James Croll was born in Perthshire, Scotland, in 1821. He was the son of a stonemason, and was raised on a farm with no formal education. At the age of eleven, he got a copy of the Penny Magazine, a weekly publication that aimed to educate working class people on scientific discoveries (the Victorian equivalent of New Scientist). This was when James Croll discovered his love of science.

He wasn’t particularly interested in nitty-gritty “facts or details”, such as the meticulous recording of plants, shells, or mineral properties. Instead, he saw facts and details only as a means to illustrate larger underlying laws and principles. He wasn’t fond of geology, because most geologists at the time were making detailed observations of rocks without pondering how they got there (God only made unconformities to test us).
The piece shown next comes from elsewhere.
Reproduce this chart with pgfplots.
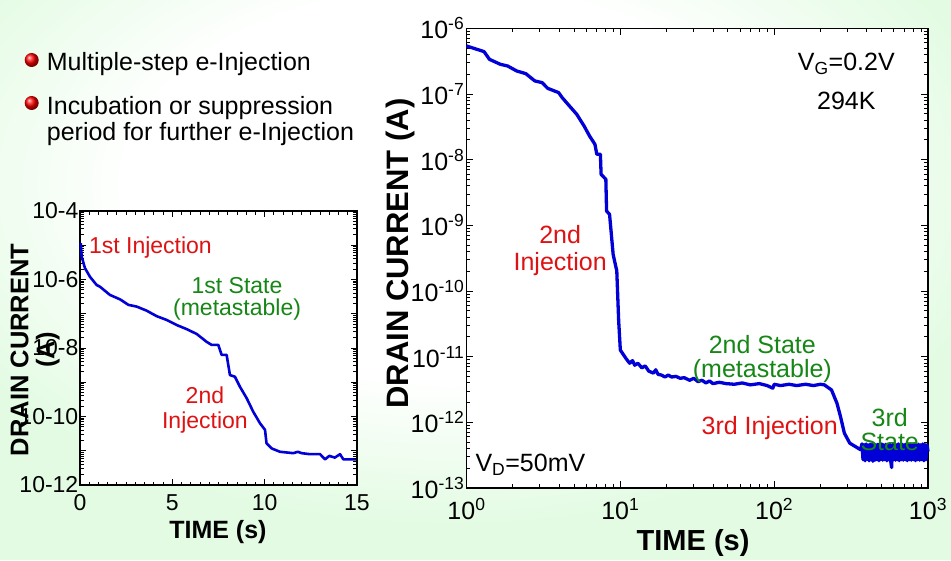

An intriguing LinkedIn profile

The young James Croll never stayed in one job for long. He started off as a millwright, then became a house joiner, but had to give up manual labour at the age of 25 due to an inflamed elbow. He then managed a temperance inn, and when it went under (nothing to do with it being in Scotland), he became an insurance agent, then a newspaper man. Finally, he got a job as a janitor in Anderson’s College in Glasgow, a technical school that much later became part of the University of Strathclyde. This role allowed him access to the library, where he continued to educate himself.

Starting a scientific career

Throughout his various jobs, James Croll kept reading. In fact, he soon started writing, and in 1857, when he was 36 and working as an insurance salesman, he had his first book published: The Philosophy of Theism (undoubtedly a page-turner). By the time he was working as a janitor, he had published other papers on electricity and heat. However, it was his paper on climate fluctuations, published in the Philosophical Magazine in 1864, that launched him to scientific stardom.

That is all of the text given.